YOUR GOAL: Pull out every line below containing the word "matplotlib".
- - - -
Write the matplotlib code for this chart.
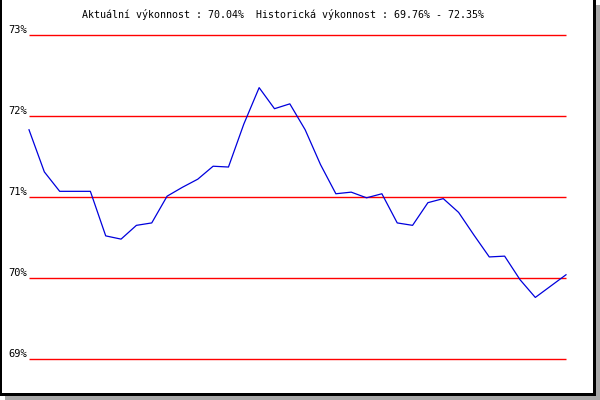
#!/usr/bin/env python3
"""Performance line chart with red reference lines and a framed, shadowed border."""

import matplotlib

matplotlib.use("Agg")
import matplotlib.pyplot as plt
from matplotlib.patches import Rectangle

# performance values (%), 36 samples
perf_values = [
    71.83, 71.31, 71.07, 71.07, 71.07, 70.52, 70.48, 70.65, 70.68, 71.01,
    71.12, 71.22, 71.38, 71.37, 71.90, 72.35, 72.09, 72.15, 71.83, 71.40,
    71.04, 71.06, 70.99, 71.04, 70.68, 70.65, 70.93, 70.98, 70.81, 70.53,
    70.26, 70.27, 69.98, 69.76, 69.90, 70.04,
]
grid_levels = [69, 70, 71, 72, 73]
grid_labels = ["69%", "70%", "71%", "72%", "73%"]
current_value = 70.04
hist_min = 69.76
hist_max = 72.35

W, H = 600, 400


def px_rect(fig, x0, y0, x1, y1, color):
    # rectangle given in pixel coords with y measured from the top
    fig.patches.append(
        Rectangle(
            (x0 / W, 1 - y1 / H), (x1 - x0) / W, (y1 - y0) / H,
            transform=fig.transFigure, color=color, lw=0, zorder=10,
        )
    )


fig = plt.figure(figsize=(6, 4), dpi=100)
fig.patch.set_facecolor("white")

ax = fig.add_axes([29 / W, 1 - 359 / H, (566 - 29) / W, (359 - 35) / H])
ax.set_xlim(0, len(perf_values) - 1)
ax.set_ylim(min(grid_levels), max(grid_levels))
ax.axis("off")

xs = list(range(len(perf_values)))
for lvl, lab in zip(grid_levels, grid_labels):
    ax.plot([0, len(perf_values) - 1], [lvl, lvl], color="#ff0000", lw=1.0,
            solid_capstyle="butt", clip_on=False)
    ax.annotate(lab, (0, lvl), xytext=(-2, 2), textcoords="offset pixels",
                ha="right", va="baseline", fontsize=7.5,
                family="DejaVu Sans Mono", annotation_clip=False)

ax.plot(xs, perf_values, color="#0000dd", lw=0.9, clip_on=False, zorder=3)

title = (f"Aktuální výkonnost : {current_value:.2f}%  "
         f"Historická výkonnost : {hist_min:.2f}% - {hist_max:.2f}%")
fig.text(283 / W, 1 - 14 / H, title, ha="center", va="center",
         fontsize=7.2, family="DejaVu Sans Mono")

# border and drop shadow
px_rect(fig, 0, 0, 2, 396, "black")
px_rect(fig, 593, 0, 596, 396, "black")
px_rect(fig, 0, 393, 596, 396, "black")
px_rect(fig, 596, 5, 600, 400, "#a8a8a8")
px_rect(fig, 5, 396, 600, 400, "#a8a8a8")

fig.savefig("out.png", dpi=100)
- - - -
FINAL RESULT:
Write the matplotlib code for this chart.
import matplotlib
matplotlib.use("Agg")
import matplotlib.pyplot as plt
from matplotlib.patches import Rectangle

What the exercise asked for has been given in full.